De niño a niñato, sin pasar por lo que se supone que debe ser ya a su edad, 28 años, y con dos hijos, un hombre hecho y derecho que dirían los más viejos del lugar. Cuando no es una frase despectiva, es un gesto con las manos recordando el marcador con el que acaba de finalizar el partido, la famosa manita en el Bernabéu, que tuvo que recriminarle Puyol en el mismo terreno de juego, o aquel estúpido lanzamiento de pipas y escupitajos a un directivo de la selección española. Todo un historial de antipatías que ha ido acumulando el defensa catalán, que tuvo su momento álgido en aquellos sonoros pitos que tuvo que escuchar cuando jugó con la selección en León tras ser altamente comprensivo con los que pitaron en el Camp Nou al himno nacional con ocasión de la final de la Copa del Rey contra el Athletic. Es probable que con el 4-0 de la ida en la Supercopa de España, el sextete quede como mucho en quintete, y no tenga ocasión nuestro personaje de volver a meter la pata.
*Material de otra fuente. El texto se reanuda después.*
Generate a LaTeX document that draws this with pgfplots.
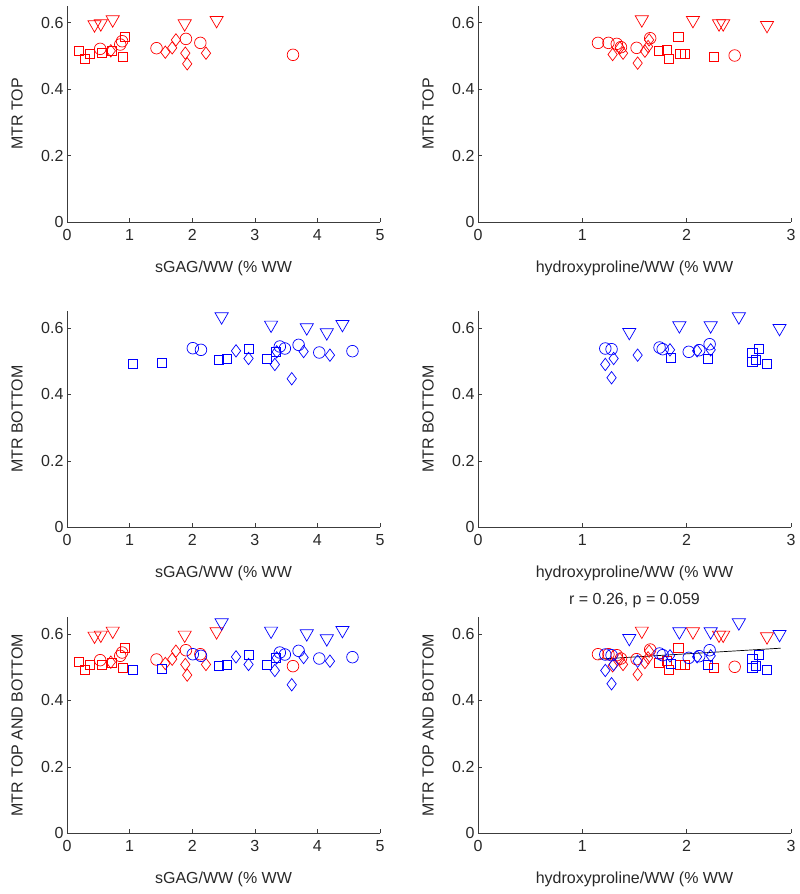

Piqué calentó el final de temporada, y lo vuelve a hacer en el inicio de la presente con sus extemporáneas palabras. Pero quizás lo más grave de Piqué es que es reincidente sin ánimo de cambio. En ocasiones la excusa para su estulto comportamiento ha consistido en ampararse en la socorrida libertad de expresión, como si ello le permitiera dar rienda suelta a toda clase de vituperios, vejaciones, desconsideraciones y falta de respeto para con sus semejantes o adversarios. Es evidente que hizo novillos el día que el profesor explicó en clase el significado de «carpe diem», y que por supuesto nunca Walt Whitman hubiera pensado en él cuando escribió el poema, dedicado a Lincoln, «Oh capitán, mi capitán».